The 2020 census opened up electronically for the first time last week to allow people to begin filling it out online and by phone.
While Census Day isn’t until April 1, people living across the country are urged to fill out the questionnaire before then over the internet to avoid being visited by door knockers starting in mid-May.
The form became available to the public on March 12 and the last possible day to fill it out online, by phone or through the mail is July 31.
From now until May 13, the emphasis will be on self-responding to the census, in hopes that there won’t be too much of a need for “Early Non-Response Follow-Up” volunteers to show up at people’s homes.
Last week, New York City Mayor Bill de Blasio, City Council Speaker Corey Johnson (D-Manhattan), Deputy Mayor for Strategic Policy Initiatives J. Phillip Thompson and NYC Census 2020 Director Julie Menin called on New Yorkers to self-respond to the census once it comes out.
“In a matter of days we need to make sure that every New Yorker is counted regardless of immigration status or where they live in any of the five boroughs,” said de Blasio. “I encourage everybody to make their voices be heard sooner rather than later by filling out the census online or by phone. Our resources for a better future are at stake and we don’t want to wait another 10 years for the next census.”
The reason filling out the census has been stressed so much lately: its results will determine how much federal funding states, services and programs will receive for the next 10 years. Beyond that, it also factors into the amount of representation each state gets to have in the U.S. House of Representatives.
“The more New Yorkers who fill out the census, the more money the city receives for public education, healthcare, housing, roads and bridges, and so much more,” NYC Census officials said. “The census is for everyone, no matter one’s immigration or citizenship status, or housing situation, and all New Yorkers — no matter what language they speak or where or how they live — must be counted.”

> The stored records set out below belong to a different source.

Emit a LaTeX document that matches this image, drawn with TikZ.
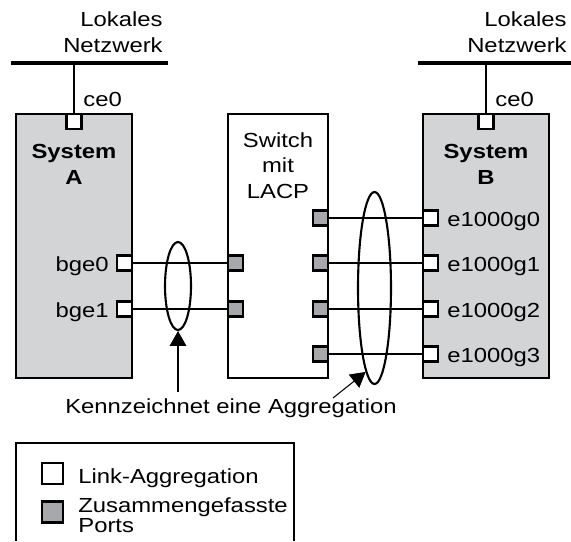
\documentclass[tikz,border=0pt]{standalone}
\usepackage{fontspec}
\setmainfont[FakeStretch=1.17]{Liberation Sans}
\usetikzlibrary{arrows.meta,shapes.geometric}
\definecolor{sysgray}{RGB}{211,212,214}
\definecolor{portgray}{RGB}{166,168,171}
\newcommand{\lblfont}{\fontsize{11.6pt}{14.7pt}\selectfont}

\begin{document}
\begin{tikzpicture}[x=0.02cm, y=-0.02cm,
    every node/.style={font=\lblfont, inner sep=0pt},
    box/.style={draw, line width=1.2pt, minimum height=5.28cm},
    port/.style={draw, line width=1.2pt, fill=white, minimum size=0.3cm},
    gport/.style={port, fill=portgray},
    link/.style={line width=1.2pt},
    bus/.style={line width=2.8pt},
    agg/.style={ellipse, draw, line width=1.2pt},
    pointer/.style={line width=0.6pt, -{Triangle[length=8.5pt, width=9.5pt]}}]
    \useasboundingbox (0,0) rectangle (571,541);

    % System A (left)
    \node[box, fill=sysgray, minimum width=2.32cm] (sysA) at (74,246) {};
    \node[font=\lblfont\bfseries, align=center, anchor=north] (sysAlbl) at (74,144) {System\\A};
    \node[port, anchor=north] (aCe0) at (sysA.north) {};
    \node[port, anchor=east] (aBge0) at (sysA.east |- 0,263) {};
    \node[port, anchor=east] (aBge1) at (sysA.east |- 0,309) {};
    \node[anchor=base east] (aBge0lbl) at ([xshift=-0.14cm, yshift=-0.16cm]aBge0.west) {bge0};
    \node[anchor=base east] (aBge1lbl) at ([xshift=-0.14cm, yshift=-0.16cm]aBge1.west) {bge1};

    % local network A
    \draw[bus] (11,63) -- (168,63);
    \coordinate (netA) at (74,63);
    \draw[link] (netA) -- (aCe0);
    \node[anchor=base west] (aCelbl) at (83,106) {ce0};
    \node[align=right, anchor=north east] (netAlbl) at (163,11.7) {Lokales\\Netzwerk};

    % Switch (middle)
    \node[box, fill=white, minimum width=2cm] (sw) at (278,246) {};
    \node[align=center, anchor=north] (swlbl) at (278,132) {Switch\\mit\\LACP};
    \node[gport, anchor=west] (swL0) at (sw.west |- 0,263) {};
    \node[gport, anchor=west] (swL1) at (sw.west |- 0,309) {};
    \node[gport, anchor=east] (swR0) at (sw.east |- 0,218) {};
    \node[gport, anchor=east] (swR1) at (sw.east |- 0,263) {};
    \node[gport, anchor=east] (swR2) at (sw.east |- 0,309) {};
    \node[gport, anchor=east] (swR3) at (sw.east |- 0,354) {};

    % System B (right)
    \node[box, fill=sysgray, minimum width=2.52cm] (sysB) at (486,246) {};
    \node[font=\lblfont\bfseries, align=center, anchor=north] (sysBlbl) at (486,144) {System\\B};
    \node[port, anchor=north] (bCe0) at (sysB.north) {};
    \node[port, anchor=west] (bG0) at (sysB.west |- 0,218) {};
    \node[port, anchor=west] (bG1) at (sysB.west |- 0,263) {};
    \node[port, anchor=west] (bG2) at (sysB.west |- 0,309) {};
    \node[port, anchor=west] (bG3) at (sysB.west |- 0,354) {};
    \node[anchor=base west] (bG0lbl) at ([xshift=0.16cm, yshift=-0.17cm]bG0.east) {e1000g0};
    \node[anchor=base west] (bG1lbl) at ([xshift=0.16cm, yshift=-0.17cm]bG1.east) {e1000g1};
    \node[anchor=base west] (bG2lbl) at ([xshift=0.16cm, yshift=-0.17cm]bG2.east) {e1000g2};
    \node[anchor=base west] (bG3lbl) at ([xshift=0.16cm, yshift=-0.17cm]bG3.east) {e1000g3};

    % local network B
    \draw[bus] (418,63) -- (572,63);
    \coordinate (netB) at (486,63);
    \draw[link] (netB) -- (bCe0);
    \node[anchor=base west] (bCelbl) at (495,106) {ce0};
    \node[align=right, anchor=north east] (netBlbl) at (567,11.7) {Lokales\\Netzwerk};

    % links
    \draw[link] (aBge0) -- (swL0);
    \draw[link] (aBge1) -- (swL1);
    \draw[link] (swR0) -- (bG0);
    \draw[link] (swR1) -- (bG1);
    \draw[link] (swR2) -- (bG2);
    \draw[link] (swR3) -- (bG3);

    % aggregations - drawn after the links
    \node[agg, minimum width=0.52cm, minimum height=1.76cm] (aggA) at (178,286) {};
    \node[agg, minimum width=0.66cm, minimum height=3.84cm] (aggB) at (374.5,288) {};
    \node[anchor=base] (note) at (231,413) {Kennzeichnet eine Aggregation};
    \coordinate (noteA) at (178,392);
    \coordinate (noteB) at (333,398);
    \draw[pointer] (noteA) -- (aggA.south);
    \draw[pointer] (noteB) -- (aggB.264);

    % legend (open at the bottom)
    \draw[link] (16,541) -- (16,443) -- (294,443) -- (294,541);
    \node[port, minimum size=0.42cm] (keyLink) at (52.5,473.5) {};
    \node[gport, minimum size=0.42cm] (keyPort) at (52.5,512) {};
    \node[anchor=base west] (keyLinklbl) at (78,483) {Link-Aggregation};
    \node[font=\fontsize{11.6pt}{10pt}\selectfont, align=left, anchor=north west] (keyPortlbl) at (78,497.5) {Zusammengefasste\\Ports};
\end{tikzpicture}
\end{document}
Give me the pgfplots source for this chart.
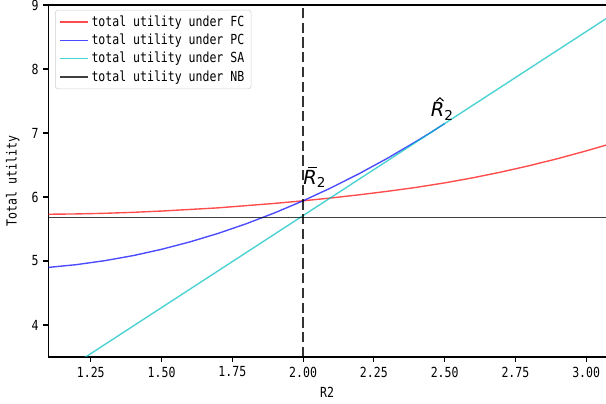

But there is also the most basic significance of having the census to just know how many people are currently living in the country and in local communities, which can help with community organization, revitalization and betterment.
“The importance of counting every New Yorker cannot be overstated. Millions of dollars in federal funds are at stake for our schools, our roads, our hospitals, our housing,” Johnson said. “Trump and his administration wanted to intimidate us so that New York wouldn’t get an accurate count, but we are putting all our efforts into proving them wrong, together. I’m proud of the Council’s and the Mayor’s commitment of $40 million dollars to ensure a complete count — the largest investment of any city in the nation.”
Starting March 12, New Yorkers were able to complete the census form, including online and over the phone. Filling out the census is fast, easy and secure, and can be filled out in multiple languages.
However, there has been a concern as of late about how the COVID-19 or the Novel Coronavirus outbreak can affect the census, especially the door knocking aspect.
Even online completion of the census can take a hit if people without internet access are afraid of going to their local library branch to use a computer there.
NYC Census officials said in the absence of clarity from the federal government about how the U.S. Census Bureau will alter the administration of the 2020 Census given COVID-19, NYC Census 2020 will revamp its mobilization strategies, and continue to emphasize the critical importance of self-responding to the census, which is now easier than ever.